Kleine Schritte in ein - hoffentlich - irgendwann unabhängiges Intensivleben. Aber der Weg ist noch weit.
Nach der Arbeit gehe ich noch um die Burgmauer. Bleibe eine Weile auf
dieser Bank liegen. Spüre mein Herz, den Frühling und das Leben in mir während
ich mich frage, was ich getan hätte, wenn ich gewusst hätte, was passieren
würde.
Und ich spüre Dankbarkeit. Ich habe gestern Abend noch ein Ohr
bekommen. Als ich schon im Schlafanzug und quasi auf dem Weg ins Bett war. Ich
habe das selten erlebt, so viel reden zu können, ohne verurteilt zu werden. Es
ist so schön die Worte wählen zu dürfen ohne dabei darüber nachdenken zu
müssen, dem Gegenüber gleichzeitig die Angriffsfläche weg zu nehmen. Es ist
wärmend mal ehrliche Anteilnahme und passende Rückfragen zu erhalten. Es fühlt
sich an, als würde eine Mondkind nach so langer Zeit ganz vorsichtig und ein
bisschen zitternd ihre Hand ausstrecken, immer noch nicht ganz im Vertrauen,
dass das richtig ist. Und doch spüre ich, dass das Gegenüber sie genauso
vorsichtig nimmt und festhält ohne mir die Möglichkeit zu nehmen, mich wieder
zurück zu ziehen.
Es berührt mich so sehr, dass Tränen mal da sein dürfen, dass die
Zerbrechlichkeit und Zerbrochenheit nicht als Schwäche, sondern als angemessen
und fast ein bisschen wertvoll betrachtet wird. Es ist so befreiend, einem
anderen Menschen gegenüber mal wieder ich selbst sein zu können.
Fassadenmondkind mal kurz beseitige legen zu können.
Und irgendwie wird es ein bisschen leichter in all der Schwere, wenn
ich darüber nachdenke, dass ich eigentlich genug gespürt haben sollte um vertrauen
zu können, mit diesem Thema jetzt nicht mehr alleine zu bleiben. Und wenn ich
das so zwischendurch mal glauben kann, dann wird es ein bisschen friedlicher.

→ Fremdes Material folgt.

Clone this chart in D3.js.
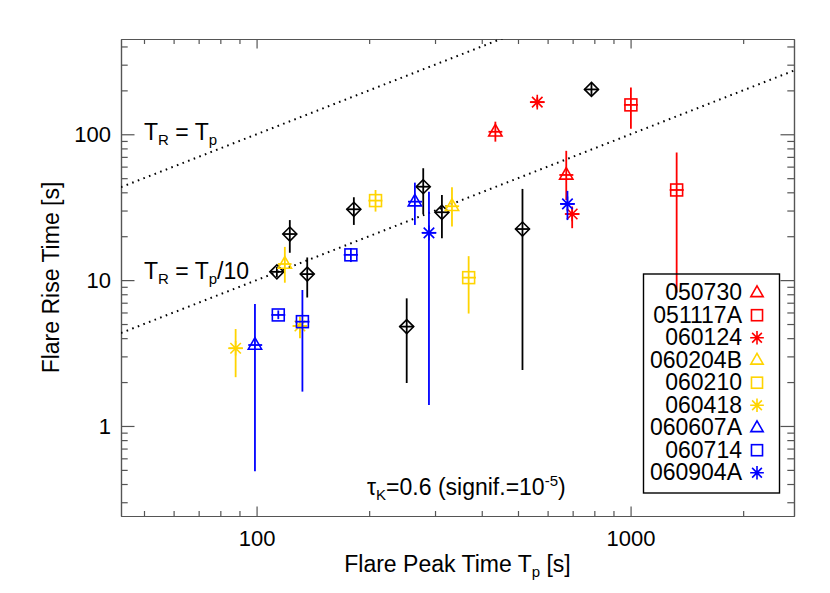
<!DOCTYPE html>
<meta charset="utf-8">
<title>Flare rise time vs peak time</title>
<style>
    body {
        margin: 0;
        background: #fff;
    }
    text {
        font-family: "Liberation Sans", Arial, Helvetica, sans-serif;
        fill: #000;
    }
    .axis path, .axis line {
        stroke: #555;
        stroke-width: 1.2;
    }
</style>

<body>
    <div id="chart"></div>

    <script src="https://cdn.jsdelivr.net/npm/d3@7"></script>
    <script>
        // GRB names in legend order
        var grbNames = ["050730", "051117A", "060124", "060204B", "060210", "060418", "060607A", "060714", "060904A"];
        var grbColors = ["red", "red", "red", "#ffd400", "#ffd400", "#ffd400", "blue", "blue", "blue"];
        var grbSymbols = ["triangle", "square", "star", "triangle", "square", "star", "triangle", "square", "star"];

        // one entry per flare ("" = sample without legend entry, black diamonds)
        var flareGrb = ["", "", "", "", "", "", "", "", "",
            "050730", "050730", "051117A", "051117A", "060124", "060124",
            "060204B", "060204B", "060210", "060210", "060418", "060418",
            "060607A", "060607A", "060714", "060714", "060714", "060904A", "060904A"];
        var peakTime = [113.3, 122.7, 136.6, 182, 252, 279, 313, 514, 786,
            435, 673, 1002, 1328, 563, 698,
            119, 333, 208, 369, 87.9, 130.6,
            99, 265, 114.3, 132.6, 178.7, 289, 678];
        var peakLo = [108.5, 117.5, 131, 174, 241, 267, 300, 492, 752,
            417, 645, 960, 1272, 540, 669,
            114, 319, 199, 354, 84.2, 125,
            95, 254, 109.5, 127, 171, 277, 649];
        var peakHi = [118.3, 128, 142.6, 190, 263, 291, 327, 537, 821,
            454, 703, 1046, 1387, 588, 729,
            124, 348, 217, 386, 91.8, 136.4,
            103.5, 277, 119.3, 138.5, 186.6, 302, 708];
        var riseTime = [11.4, 20.7, 11.0, 30.6, 4.8, 43.7, 29.2, 22.4, 203,
            104, 52.6, 159, 41.5, 166, 28.4,
            12.9, 32.1, 35.1, 10.4, 3.41, 4.85,
            3.59, 34.5, 5.77, 5.19, 14.9, 21.1, 33.3];
        var riseLo = [10.5, 15.4, 7.6, 23.9, 1.97, 28.4, 19.4, 2.42, 186,
            89, 35.4, 109, 8.2, 153, 22.7,
            9.6, 23.3, 29.5, 5.9, 2.16, 3.99,
            0.49, 23.9, 5.4, 1.72, 13.3, 1.39, 25.8];
        var riseHi = [12.3, 25.8, 14.3, 37.0, 7.5, 58.5, 38.4, 42.2, 225,
            122, 77, 209, 75, 179, 31.9,
            16.9, 43.3, 41.5, 14.6, 4.62, 5.62,
            6.86, 46.6, 6.2, 8.56, 16.6, 40.4, 40.9];

        var xMajor = [100, 1000];
        var xMinor = [50, 60, 70, 80, 90, 200, 300, 400, 500, 600, 700, 800, 900, 2000];
        var yMajor = [1, 10, 100];
        var yMinor = [0.3, 0.4, 0.5, 0.6, 0.7, 0.8, 0.9, 2, 3, 4, 5, 6, 7, 8, 9, 20, 30, 40, 50, 60, 70, 80, 90, 200, 300, 400];

        var W = 830, H = 593;
        var pL = 121, pR = 794, pT = 39, pB = 516;

        var svg = d3.select("#chart").append("svg")
            .attr("width", W)
            .attr("height", H);

        var x = d3.scaleLog().domain([43.4, 2735]).range([pL, pR]);
        var y = d3.scaleLog().domain([0.2414, 450]).range([pB, pT]);

        // clip for the dotted lines
        svg.append("clipPath").attr("id", "plotclip")
            .append("rect")
            .attr("x", pL).attr("y", pT)
            .attr("width", pR - pL).attr("height", pB - pT);

        // axes (ticks pointing inward, mirrored on top / right)
        var fmt = function(d) { return d3.format("d")(d); };
        var none = function() { return ""; };
        function addAxis(axisFn, vals, size, tf, transform, pad) {
            svg.append("g")
                .attr("class", "axis")
                .attr("transform", transform)
                .call(axisFn.tickValues(vals).tickSizeInner(-size).tickSizeOuter(0).tickPadding(pad).tickFormat(tf))
                .call(function(g) { g.selectAll("text").style("font-size", "22px").attr("fill", "#000"); });
        }
        addAxis(d3.axisBottom(x), xMajor, 9.6, fmt, "translate(0," + pB + ")", 14);
        addAxis(d3.axisBottom(x), xMinor, 5, none, "translate(0," + pB + ")", 14);
        addAxis(d3.axisTop(x), xMajor, 9.6, none, "translate(0," + pT + ")", 14);
        addAxis(d3.axisTop(x), xMinor, 5, none, "translate(0," + pT + ")", 14);
        addAxis(d3.axisLeft(y), yMajor, 13.5, fmt, "translate(" + pL + ",0)", 10);
        addAxis(d3.axisLeft(y), yMinor, 6.7, none, "translate(" + pL + ",0)", 10);
        addAxis(d3.axisRight(y), yMajor, 13.5, none, "translate(" + pR + ",0)", 10);
        addAxis(d3.axisRight(y), yMinor, 6.7, none, "translate(" + pR + ",0)", 10);
        svg.selectAll(".axis .tick text").filter(function() { return this.textContent === ""; }).remove();

        // axis titles
        var xt = svg.append("text")
            .attr("x", (pL + pR) / 2)
            .attr("y", 572)
            .attr("text-anchor", "middle")
            .style("font-size", "23px");
        xt.append("tspan").text("Flare Peak Time T");
        xt.append("tspan").attr("dy", 5).style("font-size", "15px").text("p");
        xt.append("tspan").attr("dy", -5).text(" [s]");

        svg.append("text")
            .attr("transform", "translate(59," + ((pT + pB) / 2) + ") rotate(-90)")
            .attr("text-anchor", "middle")
            .style("font-size", "23px")
            .text("Flare Rise Time [s]");

        // reference lines T_R = T_p and T_R = T_p / 10
        var ratios = [1, 0.1];
        var line = d3.line().x(function(d) { return x(d[0]); }).y(function(d) { return y(d[1]); });
        ratios.forEach(function(r) {
            svg.append("path")
                .attr("clip-path", "url(#plotclip)")
                .attr("d", line([[43.4, 43.4 * r], [2735, 2735 * r]]))
                .attr("fill", "none")
                .attr("stroke", "#000")
                .attr("stroke-width", 2)
                .attr("stroke-dasharray", "1.6,4.4");
        });

        function trLabel(yy, tail) {
            var t = svg.append("text").attr("x", 144).attr("y", yy).style("font-size", "23px");
            t.append("tspan").text("T");
            t.append("tspan").attr("dy", 5).style("font-size", "15px").text("R");
            t.append("tspan").attr("dy", -5).text(" = T");
            t.append("tspan").attr("dy", 5).style("font-size", "15px").text("p");
            t.append("tspan").attr("dy", -5).text(tail);
        }
        trLabel(140, "");
        trLabel(279, "/10");

        // marker drawing
        function drawMarker(g, type, color, size) {
            var s = size;
            if (type == "triangle") {
                g.append("path").attr("d", "M0," + (-s * 1.05) + "L" + (s * 0.95) + "," + (s * 0.6) + "L" + (-s * 0.95) + "," + (s * 0.6) + "Z");
            } else if (type == "square") {
                g.append("rect").attr("x", -s * 0.85).attr("y", -s * 0.85).attr("width", s * 1.7).attr("height", s * 1.7);
            } else if (type == "diamond") {
                g.append("path").attr("d", "M0," + (-s) + "L" + s + ",0L0," + s + "L" + (-s) + ",0Z");
            } else if (type == "star") {
                var a = s * 1.05, b = s * 0.75;
                g.append("path").attr("d", "M" + (-a) + ",0L" + a + ",0M0," + (-a) + "L0," + a +
                    "M" + (-b) + "," + (-b) + "L" + b + "," + b + "M" + (-b) + "," + b + "L" + b + "," + (-b));
            }
            g.selectAll("*").attr("fill", "none").attr("stroke", color).attr("stroke-width", 1.6);
        }

        // data points with error bars
        var pts = svg.append("g");
        d3.range(peakTime.length).forEach(function(i) {
            var k = grbNames.indexOf(flareGrb[i]);
            var color = k < 0 ? "#000" : grbColors[k];
            var type = k < 0 ? "diamond" : grbSymbols[k];
            var g = pts.append("g");
            g.append("line")
                .attr("x1", x(peakTime[i])).attr("x2", x(peakTime[i]))
                .attr("y1", y(riseLo[i])).attr("y2", y(riseHi[i]))
                .attr("stroke", color).attr("stroke-width", 1.8);
            g.append("line")
                .attr("x1", x(peakLo[i])).attr("x2", x(peakHi[i]))
                .attr("y1", y(riseTime[i])).attr("y2", y(riseTime[i]))
                .attr("stroke", color).attr("stroke-width", 1.8);
            var m = g.append("g").attr("transform", "translate(" + x(peakTime[i]) + "," + y(riseTime[i]) + ")");
            drawMarker(m, type, color, 7);
        });

        // Kendall tau annotation
        var tau = svg.append("text").attr("x", 367).attr("y", 495).style("font-size", "23px");
        tau.append("tspan").text("\u03c4");
        tau.append("tspan").attr("dy", 5).style("font-size", "15px").text("K");
        tau.append("tspan").attr("dy", -5).text("=0.6 (signif.=10");
        tau.append("tspan").attr("dy", -9).style("font-size", "15px").text("-5");
        tau.append("tspan").attr("dy", 9).text(")");

        // legend
        var lg = svg.append("g");
        lg.append("rect")
            .attr("x", 643.5).attr("y", 274)
            .attr("width", 136).attr("height", 219)
            .attr("fill", "none").attr("stroke", "#000").attr("stroke-width", 1.4);
        grbNames.forEach(function(n, k) {
            var yy = 291.7 + k * 22.5;
            lg.append("text")
                .attr("x", 742).attr("y", yy + 8.5)
                .attr("text-anchor", "end")
                .style("font-size", "23px")
                .text(n);
            var m = lg.append("g").attr("transform", "translate(757," + (yy + 1) + ")");
            drawMarker(m, grbSymbols[k], grbColors[k], 6.5);
        });
    </script>
</body>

Ich kann nur oft noch nicht wirklich vertrauen, dass es jetzt so ist.
Nach so langer Zeit. Und dass ich diese Jahrestage jetzt nicht mehr alleine
machen muss. Obwohl mein Gegenüber das kaum mehr beweisen könnte. Aber nach all
der Zeit und allem was war, ist Vertrauen nicht mehr eine meiner Stärken.
Am Mittwoch gibt es das nächste Ohr. Nach dem nächsten Dienst. Von
morgen auf übermorgen. Der schwierig wird mit der personellen Konstellation. Und
weil so viel Personal fehlt, soll ich noch zwei Stunden länger in der ZNA
bleiben. Eigentlich hatte ich vor, am Mittwoch nach dem Dienst ins Autohaus zu fahren, aber jetzt... ? Und Donnerstag ist Chefarztvisite, da muss ich wieder fit sein. Ich fürchte, am Wochenende wird auch die Frage auf mich zukommen, ob ich den Dienst der kranken Kollegin nehme. Also ausruhen, wo immer es geht.